I really shy away from turning on the oven in summer, so sautéed the zucchini in same skillet I used to toast almonds. Very nice flavor and almonds essential for texture.

This is a unique and refreshing dish but, I agree with the comments about the proportions of vegetable to pasta and basil/lemon to sauce. Specificity would help here because the variation in basil sprigs size and leaf count alters the intensity of the infusion. after letting the sauce sit, I removed the cooked basil and added julienned fresh basil when I tossed the pasta. lastly, I doubled the amounts on both lemon zest and almonds.

I replaced the zucchini with butternut squash pieces and it was delicious. It would make a great vegetarian addition to the Thanksgiving table.

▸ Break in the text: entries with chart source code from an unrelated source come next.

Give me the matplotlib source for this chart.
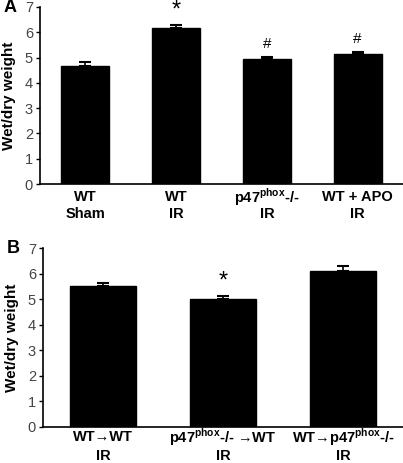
import matplotlib
matplotlib.use("Agg")
import matplotlib.pyplot as plt
from matplotlib.transforms import blended_transform_factory

plt.rcParams['font.family'] = ['Liberation Sans', 'DejaVu Sans']
plt.rcParams['mathtext.fontset'] = 'custom'
plt.rcParams['mathtext.rm'] = 'Liberation Sans:bold'
plt.rcParams['mathtext.bf'] = 'Liberation Sans:bold'

# Panel A data
cats_a = ["WT", "WT", "p47$^{\\rm phox}$-/-", "WT + APO"]
sub_a = ["Sham", "IR", "IR", "IR"]
vals_a = [4.66, 6.15, 4.93, 5.13]
errs_a = [0.18, 0.14, 0.10, 0.09]
marks_a = ["", "*", "#", "#"]

# Panel B data
cats_b = ["WT\u2192WT", "p47$^{\\rm phox}$-/- \u2192WT", "WT\u2192p47$^{\\rm phox}$-/-"]
sub_b = ["IR", "IR", "IR"]
vals_b = [5.52, 5.03, 6.12]
errs_b = [0.10, 0.10, 0.17]
marks_b = ["", "*", ""]

yticks = [0, 1, 2, 3, 4, 5, 6, 7]

W, H = 403, 463
fig = plt.figure(figsize=(W / 100, H / 100), dpi=100)

axA = fig.add_axes([40 / W, (H - 184) / H, 363 / W, 177 / H])
axB = fig.add_axes([43 / W, (H - 426.7) / H, 360 / W, 178.4 / H])


def draw(ax, cats, subs, vals, errs, marks, width, label, y1, y2):
    x = list(range(len(cats)))
    ax.bar(x, vals, width=width, color="black", edgecolor="black")
    ax.errorbar(x, vals, yerr=[[0] * len(errs), errs], fmt="none",
                ecolor="black", elinewidth=1.2, capsize=4, capthick=1.5)
    for xi, v, e, m in zip(x, vals, errs, marks):
        if m == "*":
            ax.text(xi, v + e + 0.12, m, ha="center", va="bottom",
                    fontsize=17, color="black")
        elif m:
            ax.text(xi, v + e + 0.22, m, ha="center", va="bottom",
                    fontsize=11, color="black")
    ax.set_xlim(-0.5, len(cats) - 0.5)
    ax.set_ylim(0, 7)
    ax.set_yticks(yticks)
    ax.set_yticklabels([str(t) for t in yticks], fontsize=10.5, color="#444444")
    ax.tick_params(axis="y", direction="out", length=3, width=1, pad=2)
    ax.set_xticks([])
    tr = blended_transform_factory(ax.transData, fig.transFigure)
    for xi, c, s in zip(x, cats, subs):
        ax.text(xi, 1 - y1 / H, c, transform=tr, ha="center", va="center",
                fontsize=10.5, fontweight="bold")
        ax.text(xi, 1 - y2 / H, s, transform=tr, ha="center", va="center",
                fontsize=10.5, fontweight="bold")
    for s in ["top", "right"]:
        ax.spines[s].set_visible(False)
    for s in ["left", "bottom"]:
        ax.spines[s].set_linewidth(1.2)
        ax.spines[s].set_color("black")
    ax.set_ylabel("Wet/dry weight", fontsize=11, fontweight="bold", labelpad=6)
    ax.text(-0.1, 1.0, label, transform=ax.transAxes, fontsize=13,
            fontweight="bold", ha="left", va="center")


draw(axA, cats_a, sub_a, vals_a, errs_a, marks_a, 0.53, "A", 197, 214)
draw(axB, cats_b, sub_b, vals_b, errs_b, marks_b, 0.55, "B", 437, 456)

fig.savefig("out.png", dpi=100)
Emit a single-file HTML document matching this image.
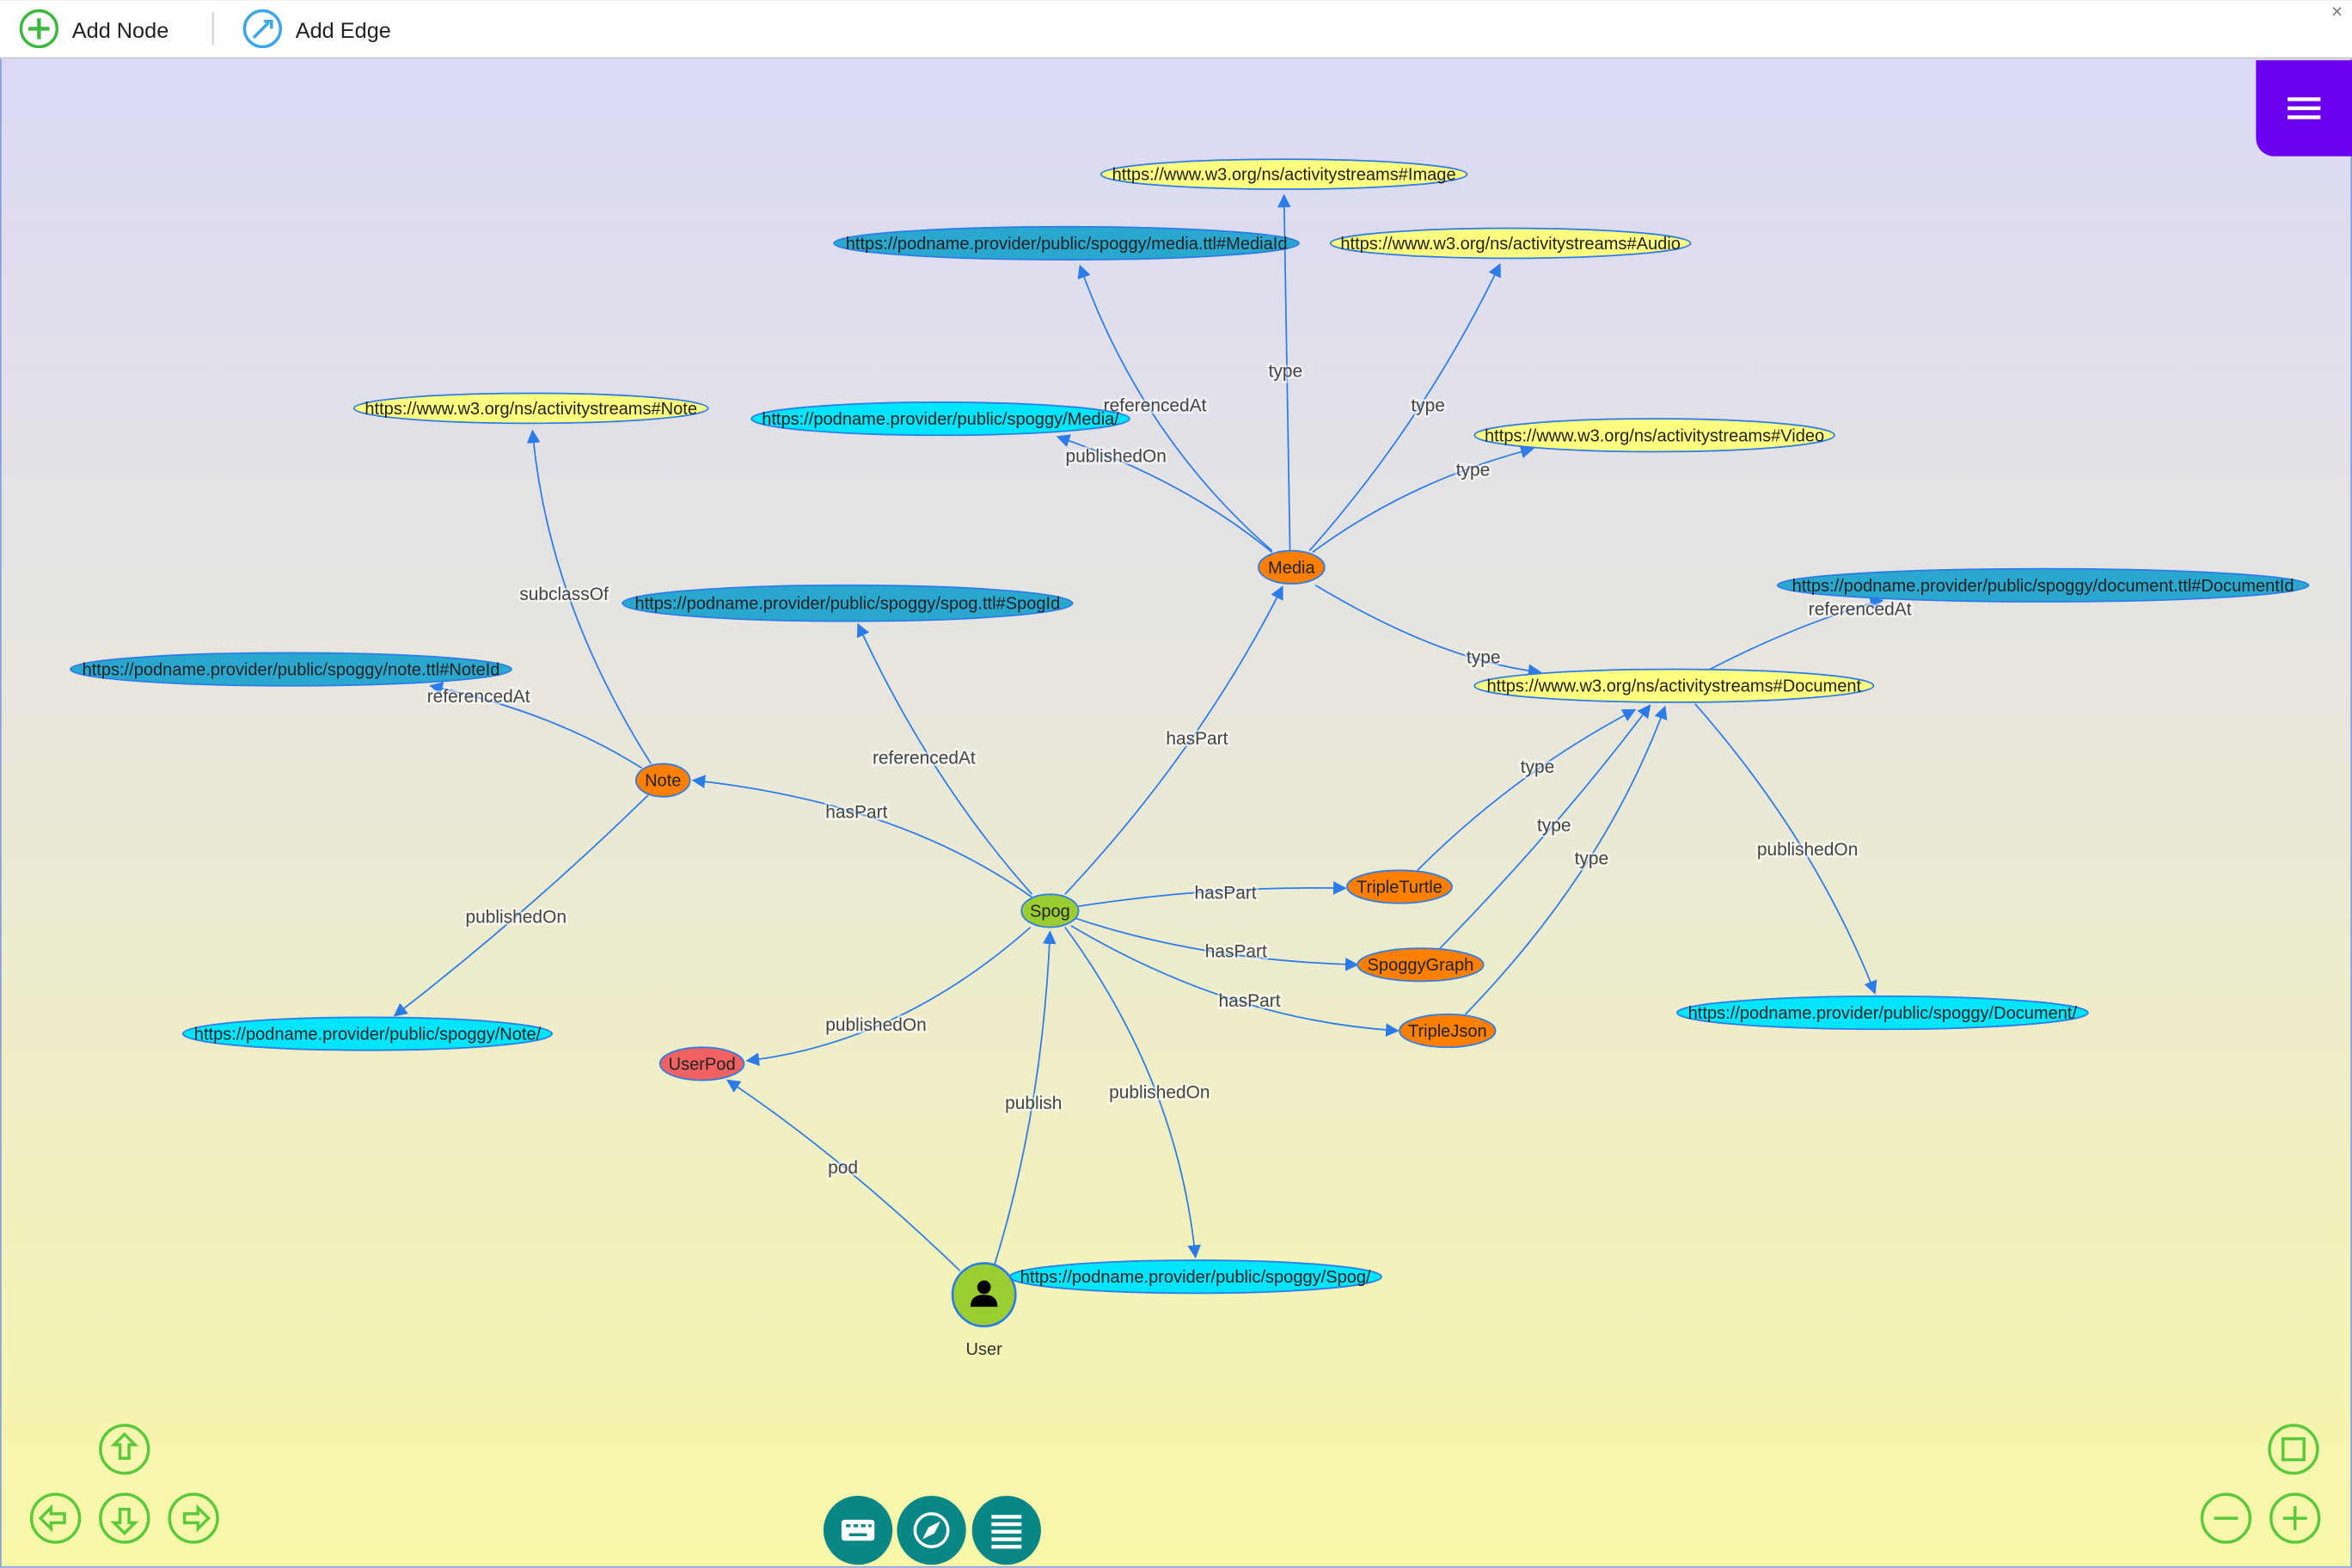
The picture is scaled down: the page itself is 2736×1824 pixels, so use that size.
<!DOCTYPE html>
<html><head><meta charset="utf-8"><style>
html,body{margin:0;padding:0;width:2736px;height:1824px;overflow:hidden;}
svg{display:block}
text{font-family:"Liberation Sans",sans-serif;}
</style></head><body>
<svg width="2736" height="1824" viewBox="0 0 1568 1045" xmlns="http://www.w3.org/2000/svg">
<defs>
<linearGradient id="bg" x1="0" y1="0" x2="0" y2="1">
<stop offset="0" stop-color="#d8d8f8"/><stop offset="0.45" stop-color="#e8e6dc"/><stop offset="1" stop-color="#f8f8a8"/>
</linearGradient>
<marker id="ar" viewBox="0 0 10 10" refX="9" refY="5" markerWidth="9" markerHeight="9" orient="auto" markerUnits="userSpaceOnUse">
<path d="M0,0 L10,5 L0,10 z" fill="#2b7ce9"/></marker>
</defs>
<rect x="0" y="0" width="1568" height="1045" fill="url(#bg)"/>
<rect x="0.5" y="0.5" width="1567" height="1044" fill="none" stroke="#8aa0d8"/>
<rect x="0" y="0" width="1568" height="38" fill="#fff"/>
<line x1="0" y1="38.5" x2="1568" y2="38.5" stroke="#ccc"/>
<circle cx="26" cy="19" r="12" fill="none" stroke="#3cb83c" stroke-width="2"/>
<path d="M26 12v14M19 19h14" stroke="#3cb83c" stroke-width="2.5"/>
<text x="48" y="25" font-size="14.5" fill="#222">Add Node</text>
<line x1="142" y1="8" x2="142" y2="30" stroke="#ccc"/>
<circle cx="175" cy="19" r="12" fill="none" stroke="#3aa8e8" stroke-width="2"/>
<path d="M169 25l10-10M176 14l5 0 0 5" stroke="#3aa8e8" stroke-width="2" fill="none"/>
<text x="197" y="25" font-size="14.5" fill="#222">Add Edge</text>
<text x="1558" y="12" font-size="13" fill="#777" text-anchor="middle">×</text>
<path d="M1504 40h64v64h-52a12 12 0 0 1-12-12z" fill="#6b00f0"/>
<path d="M1525 66h22M1525 72h22M1525 78h22" stroke="#fff" stroke-width="2.5"/>

<g fill="none" stroke="#2b7ce9" stroke-width="1" marker-end="url(#ar)">
<path d="M860 367 Q858 250 856 130"/>
<path d="M848 367 Q760 290 720 177"/>
<path d="M873 367 Q950 280 1000 176"/>
<path d="M848 368 Q790 320 705 291"/>
<path d="M875 368 Q940 320 1022 299"/>
<path d="M877 390 Q960 440 1027 448"/>
<path d="M1140 446 Q1200 415 1255 400"/>
<path d="M1130 469 Q1210 560 1250 662"/>
<path d="M945 580 Q1010 515 1090 473"/>
<path d="M960 632 Q1040 550 1100 470"/>
<path d="M977 676 Q1070 580 1110 471"/>
<path d="M434 509 Q365 400 355 287"/>
<path d="M428 512 Q370 475 287 457"/>
<path d="M432 530 Q350 610 263 677"/>
<path d="M688 598 Q600 535 462 520"/>
<path d="M688 596 Q620 520 572 416"/>
<path d="M710 596 Q800 500 855 391"/>
<path d="M719 604 Q810 590 897 592"/>
<path d="M717 612 Q800 640 905 643"/>
<path d="M714 617 Q820 680 932 687"/>
<path d="M687 618 Q600 695 498 707"/>
<path d="M710 618 Q785 720 797 838"/>
<path d="M663 843 Q695 740 700 621"/>
<path d="M640 847 Q560 770 485 720"/>
</g>

<g font-size="12" fill="#444" text-anchor="middle" stroke="#fff" stroke-width="3" paint-order="stroke" stroke-opacity="0.5">
<text x="857" y="251">type</text>
<text x="770" y="274">referencedAt</text>
<text x="952" y="274">type</text>
<text x="744" y="308">publishedOn</text>
<text x="982" y="317">type</text>
<text x="989" y="442">type</text>
<text x="1240" y="410">referencedAt</text>
<text x="1205" y="570">publishedOn</text>
<text x="1025" y="515">type</text>
<text x="1036" y="554">type</text>
<text x="1061" y="576">type</text>
<text x="376" y="400">subclassOf</text>
<text x="319" y="468">referencedAt</text>
<text x="344" y="615">publishedOn</text>
<text x="571" y="545">hasPart</text>
<text x="616" y="509">referencedAt</text>
<text x="798" y="496">hasPart</text>
<text x="817" y="599">hasPart</text>
<text x="824" y="638">hasPart</text>
<text x="833" y="671">hasPart</text>
<text x="584" y="687">publishedOn</text>
<text x="773" y="732">publishedOn</text>
<text x="689" y="739">publish</text>
<text x="562" y="782">pod</text>
</g>

<g stroke="#2b7ce9" stroke-width="1">
<ellipse cx="856" cy="116" rx="122" ry="10" fill="#ffff80"/>
<ellipse cx="711" cy="162" rx="155" ry="11" fill="#2aa7cf"/>
<ellipse cx="1007" cy="162" rx="120" ry="10" fill="#ffff80"/>
<ellipse cx="354" cy="272" rx="118" ry="10" fill="#ffff80"/>
<ellipse cx="627" cy="279" rx="126" ry="11" fill="#00e5ff"/>
<ellipse cx="1103" cy="290" rx="120" ry="11" fill="#ffff80"/>
<ellipse cx="861" cy="378" rx="22" ry="11" fill="#ff7f00"/>
<ellipse cx="1362" cy="390" rx="177" ry="11" fill="#2aa7cf"/>
<ellipse cx="565" cy="402" rx="150" ry="12" fill="#2aa7cf"/>
<ellipse cx="194" cy="446" rx="147" ry="11" fill="#2aa7cf"/>
<ellipse cx="1116" cy="457" rx="133" ry="11" fill="#ffff80"/>
<ellipse cx="442" cy="520" rx="18" ry="11" fill="#ff7f00"/>
<ellipse cx="933" cy="591" rx="35" ry="11" fill="#ff7f00"/>
<ellipse cx="700" cy="607" rx="19" ry="11" fill="#9acd32"/>
<ellipse cx="947" cy="643" rx="42" ry="11" fill="#ff7f00"/>
<ellipse cx="965" cy="687" rx="32" ry="11" fill="#ff7f00"/>
<ellipse cx="1255" cy="675" rx="137" ry="11" fill="#00e5ff"/>
<ellipse cx="245" cy="689" rx="123" ry="11" fill="#00e5ff"/>
<ellipse cx="468" cy="709" rx="28" ry="11" fill="#f06262"/>
<ellipse cx="797" cy="851" rx="124" ry="11" fill="#00e5ff"/>
<circle cx="656" cy="863" r="21" fill="#9acd32" stroke-width="1.5"/>
</g>
<circle cx="656" cy="858" r="4.5" fill="#000"/>
<path d="M647 871q0-8 9-8t9 8z" fill="#000"/>

<g font-size="11.5" fill="#222" text-anchor="middle">
<text x="856" y="120">https://www.w3.org/ns/activitystreams#Image</text>
<text x="711" y="166">https://podname.provider/public/spoggy/media.ttl#MediaId</text>
<text x="1007" y="166">https://www.w3.org/ns/activitystreams#Audio</text>
<text x="354" y="276">https://www.w3.org/ns/activitystreams#Note</text>
<text x="627" y="283">https://podname.provider/public/spoggy/Media/</text>
<text x="1103" y="294">https://www.w3.org/ns/activitystreams#Video</text>
<text x="861" y="382">Media</text>
<text x="1362" y="394">https://podname.provider/public/spoggy/document.ttl#DocumentId</text>
<text x="565" y="406">https://podname.provider/public/spoggy/spog.ttl#SpogId</text>
<text x="194" y="450">https://podname.provider/public/spoggy/note.ttl#NoteId</text>
<text x="1116" y="461">https://www.w3.org/ns/activitystreams#Document</text>
<text x="442" y="524">Note</text>
<text x="933" y="595">TripleTurtle</text>
<text x="700" y="611">Spog</text>
<text x="947" y="647">SpoggyGraph</text>
<text x="965" y="691">TripleJson</text>
<text x="1255" y="679">https://podname.provider/public/spoggy/Document/</text>
<text x="245" y="693">https://podname.provider/public/spoggy/Note/</text>
<text x="468" y="713">UserPod</text>
<text x="797" y="855">https://podname.provider/public/spoggy/Spog/</text>
<text x="656" y="903" fill="#333">User</text>
</g>

<g fill="none" stroke="#5cc83c" stroke-width="2">
<circle cx="83" cy="966" r="16"/><circle cx="37" cy="1012" r="16"/><circle cx="83" cy="1012" r="16"/><circle cx="129" cy="1012" r="16"/>
<circle cx="1529" cy="966" r="16"/><circle cx="1484" cy="1012" r="16"/><circle cx="1530" cy="1012" r="16"/>
<path d="M83 956l-7 7h4v9h6v-9h4z"/>
<path d="M83 1022l-7-7h4v-9h6v9h4z"/>
<path d="M27 1012l7-7v4h9v6h-9v4z"/>
<path d="M139 1012l-7-7v4h-9v6h9v4z"/>
<path d="M1476 1012h16"/><path d="M1522 1012h16M1530 1004v16"/>
<rect x="1522" y="959" width="14" height="14"/>
</g>
<circle cx="572" cy="1020" r="23" fill="#0b8686"/>
<circle cx="621" cy="1020" r="23" fill="#0b8686"/>
<circle cx="671" cy="1020" r="23" fill="#0b8686"/>
<rect x="561" y="1013" width="22" height="14" rx="2" fill="#fff"/>
<g fill="#0b8686"><rect x="564" y="1016" width="3" height="2"/><rect x="569" y="1016" width="3" height="2"/><rect x="574" y="1016" width="3" height="2"/><rect x="579" y="1016" width="2" height="2"/><rect x="566" y="1022" width="12" height="2"/></g>
<circle cx="621" cy="1020" r="11" fill="none" stroke="#fff" stroke-width="2"/>
<path d="M627 1014l-4 8-8 4 4-8z" fill="#fff"/>
<path d="M661 1011h20M661 1016h20M661 1021h20M661 1026h20M661 1031h20" stroke="#fff" stroke-width="2.5"/>
</svg>
</body></html>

This was really good. I used fresh ricotta because I didn't have goat cheese, but I look forward to trying it that way in the future. Great way to cook the zucchini, much less greasy than sauteeing in a skillet as I normally do. Amount of pasta is more like 3 servings than 2 IMO.

A keeper especially when the garden zucchini starts coming. I didn't have heavy cream. Substituted low fat milk, increased the amount to 1/2 cup. I added 2 beaten eggs after tempering, cooked this "custard" 2 minutes then added cheese. I had whole wheat rotini instead of spaghetti.

We love this recipe and have made this several times. However, roasting 1/2-inch zucchini cubes at 500 degrees for half an hour will totally obliterate them. At that temperature, 15 minutes is plenty.